Eva Longoria, who you’ll know if you’ve watched Desperate Housewives, like I haven’t, said “I think what destroys Hollywood marriages is our work schedule, not so much infidelity.”
Aside from the world of philandering celebrities that, as Dr Ruth Westheimer rightly points out, “tells us very little about the average couple,” there’s apparently been a longstanding arrangement between actors and relationship instability. It appears not a lot has changed since the days of Shakespeare and his ‘dark lady’ as I heard recently that, for actors working with the RSC, Stratford‐upon‐Avon has always been known as “the relationship graveyard”. There must be a degree of hyperbole there but, if there is a basis in truth, then I want to know why before I fall into the bear pit next year.
Temptation Theory?
It might be because we’re in a ‘tactile industry’. Short rehearsal time dictates that we have to become more familiar with new people, more quickly than might normally happen, in order to create the best possible work. Where we differ from other industries is that we have to know each other physically and emotionally. It’s like jumping straight in at the deep‐end, without spending time in the shallows discovering who has a sister working as a lab technician in Hull. It’s necessary for a group to feel entirely comfortable with this in order to be able to play and take emotional leaps safely.

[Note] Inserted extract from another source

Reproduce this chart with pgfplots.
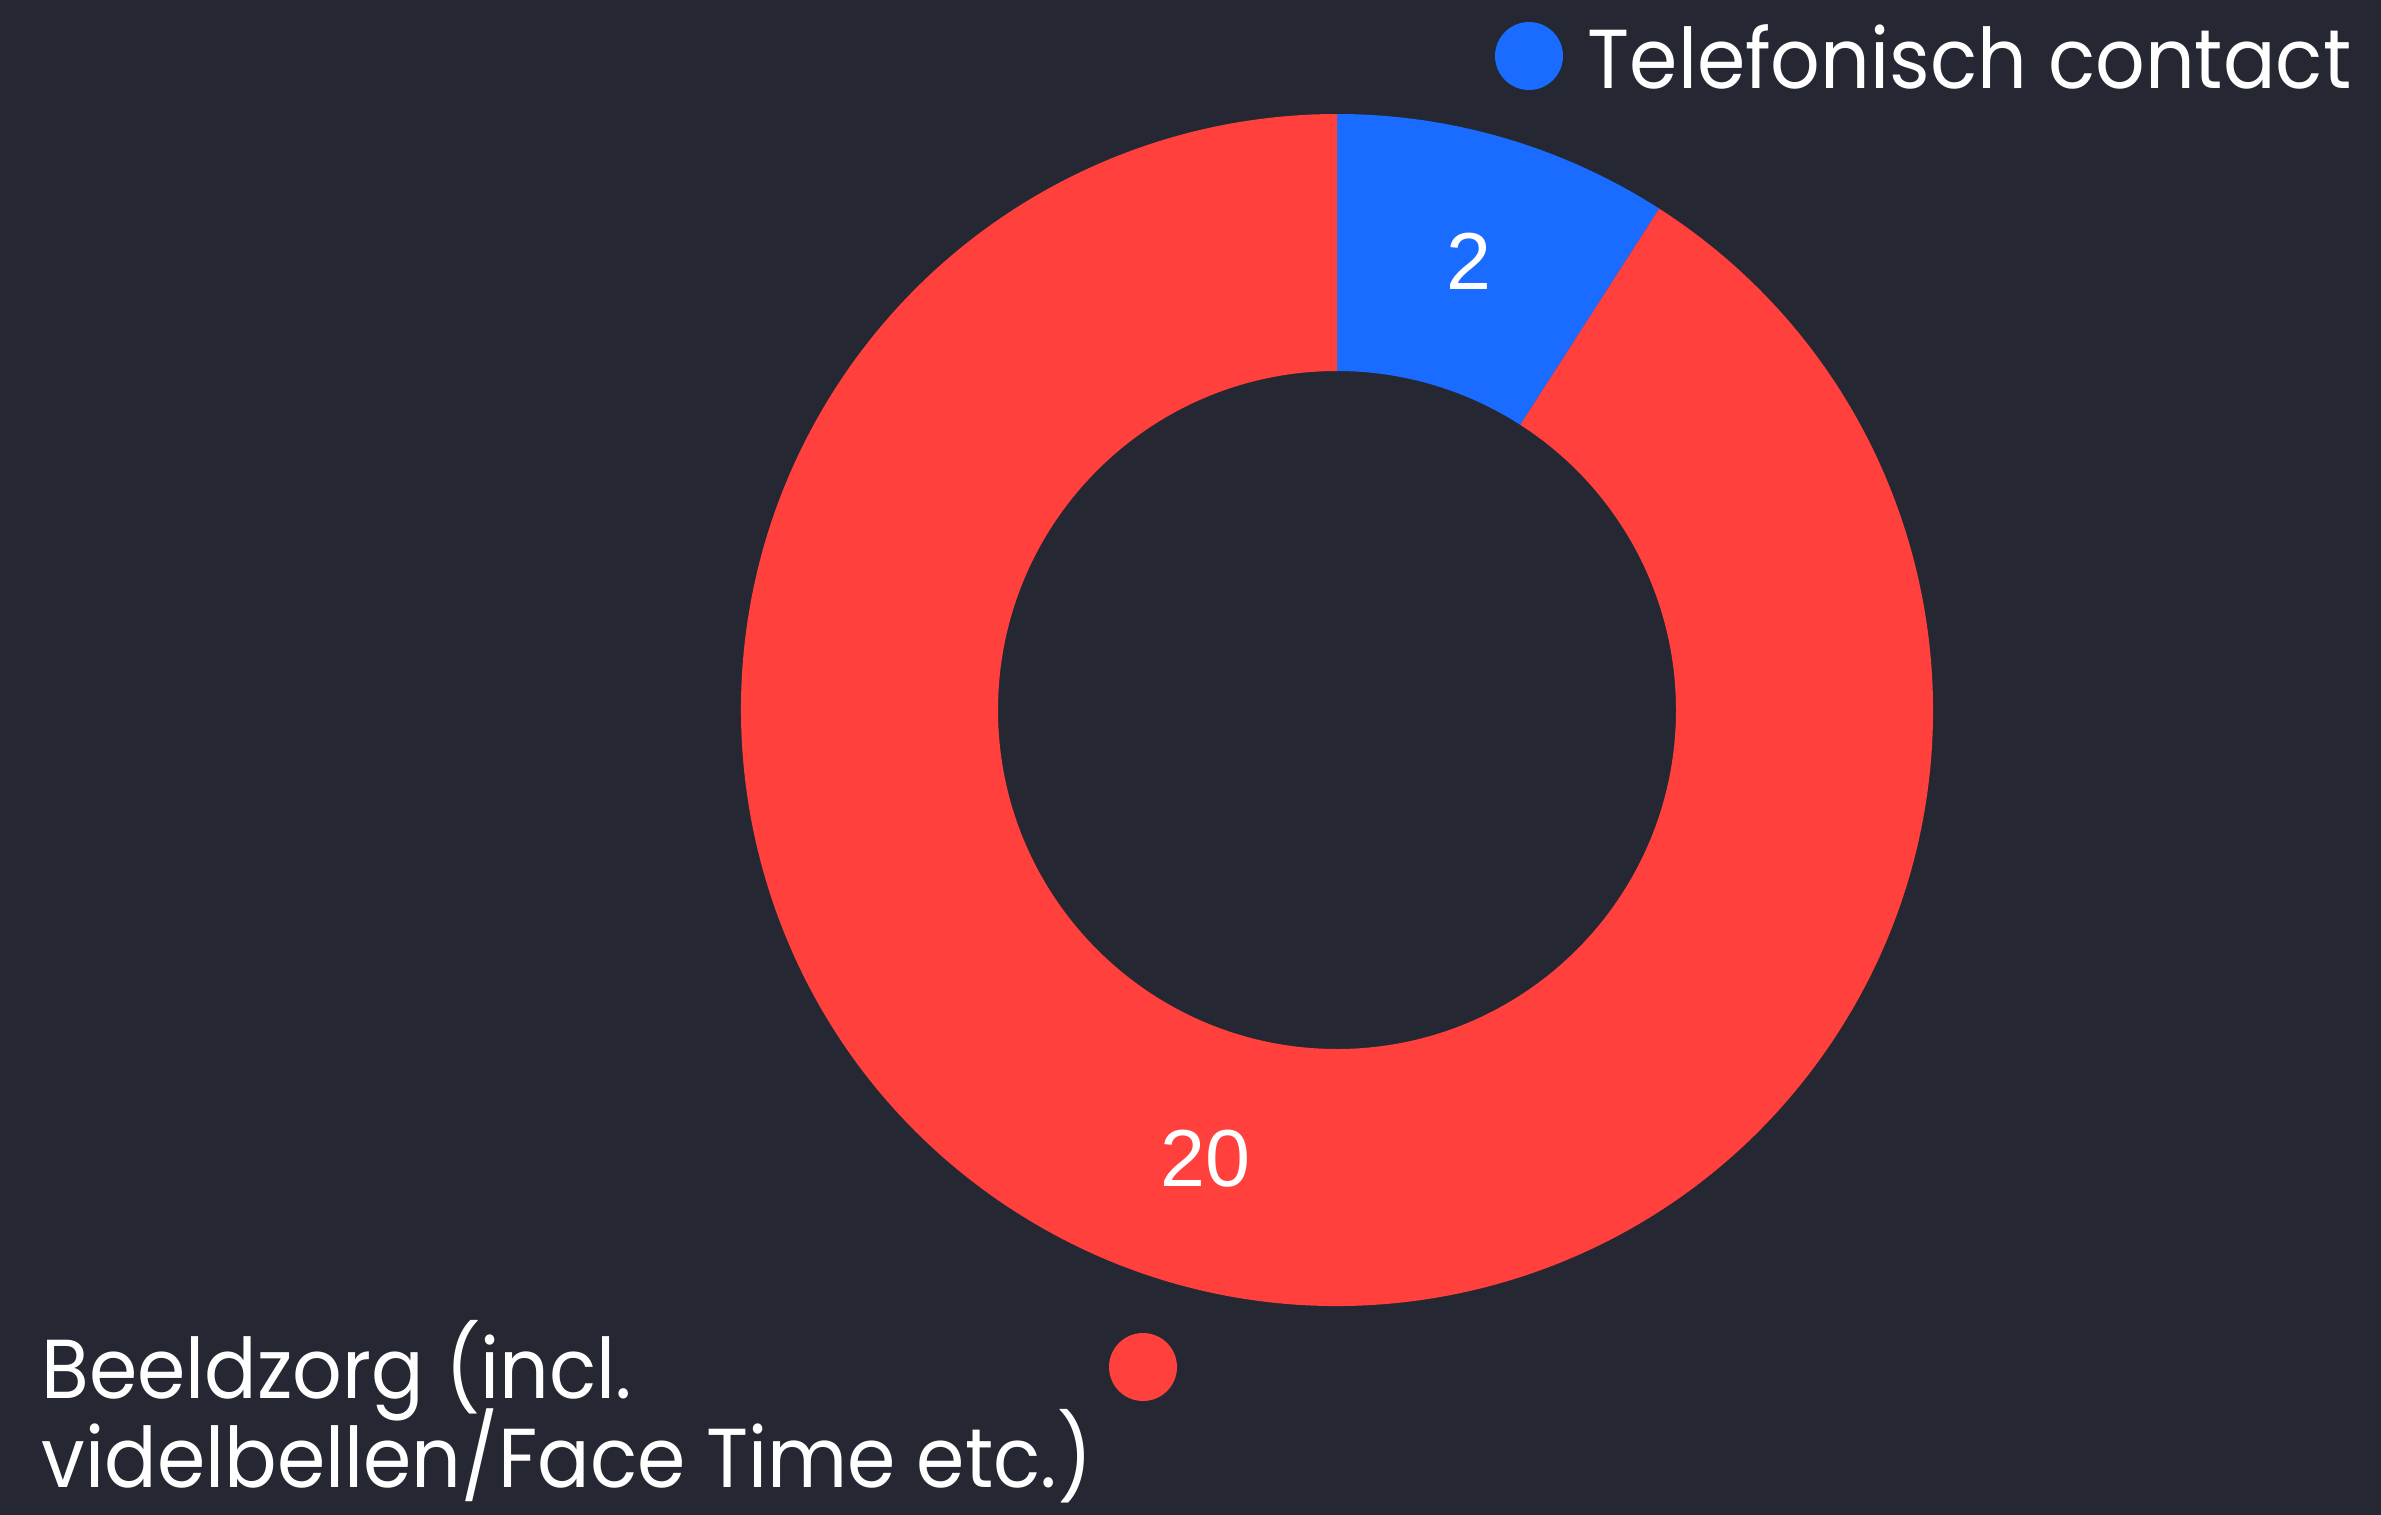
\documentclass[border=0pt]{standalone}
\usepackage{pgfplots}
\pgfplotsset{compat=1.18}
\usepackage{pgfplotstable}
\usepackage{fontspec}
\setmainfont{Poppins}[FakeStretch=0.93]
\newfontfamily\numfont{Liberation Sans}
\definecolor{bg}{HTML}{252833}
\definecolor{cblue}{HTML}{1A6BFF}
\definecolor{cred}{HTML}{FF403C}
\pgfplotstableread{
label value
Telefonisch 2
Beeldzorg 20
}\donutdata
\begin{document}
\begin{tikzpicture}
\pgfplotstablegetelem{0}{value}\of\donutdata \let\va\pgfplotsretval
\pgfplotstablegetelem{1}{value}\of\donutdata \let\vb\pgfplotsretval
\pgfmathsetmacro\tot{\va+\vb}
\pgfmathsetmacro\aA{90}
\pgfmathsetmacro\aB{90-360*\va/\tot}
\pgfmathsetmacro\aC{\aB-360*\vb/\tot}
\pgfmathsetmacro\mA{(\aA+\aB)/2}
\pgfmathsetmacro\mB{(\aB+\aC)/2}
\begin{axis}[width=238.1mm,height=151.4mm,scale only axis,
  xmin=0,xmax=2381,ymin=0,ymax=1514,hide axis,clip=false]
\fill[bg] (axis cs:-10,-10) rectangle (axis cs:2391,1524);
\coordinate (bl) at (axis cs:0,0);
\coordinate (tr) at (axis cs:2381,1514);
\coordinate (c) at (axis cs:1337,804);
\fill[cblue] ([shift={(\aA:59.6mm)}]c) arc[start angle=\aA,end angle=\aB,radius=59.6mm]
  -- ([shift={(\aB:33.9mm)}]c) arc[start angle=\aB,end angle=\aA,radius=33.9mm] -- cycle;
\fill[cred] ([shift={(\aB:59.6mm)}]c) arc[start angle=\aB,end angle=\aC,radius=59.6mm]
  -- ([shift={(\aC:33.9mm)}]c) arc[start angle=\aC,end angle=\aB,radius=33.9mm] -- cycle;
\node[text=white,font=\numfont\fontsize{23pt}{27pt}\selectfont] at ([shift={(\mA:46.75mm)}]c) {2};
\node[text=white,font=\numfont\fontsize{23pt}{27pt}\selectfont] at ([shift={(\mB:46.75mm)}]c) {20};
% legend
\fill[cblue] (axis cs:1529,1458) circle[radius=3.4mm];
\node[anchor=base west,inner sep=0pt,text=white,font=\fontsize{23.8pt}{28pt}\selectfont] at (axis cs:1587,1426) {Telefonisch contact};
\fill[cred] (axis cs:1143,147) circle[radius=3.4mm];
\node[anchor=base west,inner sep=0pt,text=white,font=\fontsize{23.8pt}{28pt}\selectfont] at (axis cs:41,116) {Beeldzorg (incl.};
\node[anchor=base west,inner sep=0pt,text=white,font=\fontsize{23.8pt}{28pt}\selectfont] at (axis cs:41,27) {videlbellen/Face Time etc.)};
\end{axis}
\pgfresetboundingbox
\path[use as bounding box] (bl) rectangle (tr);
\end{tikzpicture}
\end{document}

But where does the line get drawn? If you build up a tight romantic relationship with someone in rehearsals for a play it must be difficult for that forged closeness not to spill over into the pub. Not to mention that it might seem false if you were to be very ‘tactile’ with someone in rehearsals, then avoid them socially.
If actors, especially famous or respected actors, are designed to play and to push the boundaries, free from retribution, it’s not surprising that they start to believe that “they are above the moral standards of other people,” as psychologist Colin Gill has pointed out. He also adds: “They are used to doing what they like, when they like… normal rules do not apply.” I should point out that, though Colin Gill was talking about fame, the sentiments behind it are applicable.
I’m not suggesting that Romeo and Juliet are always sleeping together backstage, but if you breach normal physical boundaries, even for the sake of a piece of theatre, it can only make it easier to fall into an unfaithful situation.
Eva’s Theory?
If Eva is right then perhaps it’s not temptation but workload we should be looking at. My girlfriend, though I can’t ever imagine her being unfaithful, is away on tour at the moment, and will be for another six weeks.
Touring, much like filming, will inevitably take you far away from your home for long periods of time. Though it’s easy to pick up the phone, or Skype, it’s not quite the same as being physically present with another person. You can still feel the distance, both physically and in terms of workload.
It’s easy to feel left behind if your partner is off having fresh experiences with new people who you’ve, very often, never met. If nothing else, it’s because you’re still in a world that reminds you of them whilst they are in places that they wouldn’t ever associate with you. Though it won’t necessarily lead to infidelity or a break‐up, it’s more likely to put you both in different headspaces, and put a tax on the relationship.
Just gossip?
If you’re worried about maintaining a relationship then objectivity and professionalism is the answer. I’m sure that for all relationships that stumble there are many more that hold their stride… but perhaps, because we’re gossipers, we don’t hear about those quite as much.
The current plan to avoid relationship turmoil is to make sure my partner and I take the time to visit each other whilst she’s touring; it’s doubly nice for me because I get to see towns I’ve not been to before.
Anyway, it’s probably not a problem exclusive to actors, politicians have been known to do the same – though I’m not sure I like the idea of being put in that category.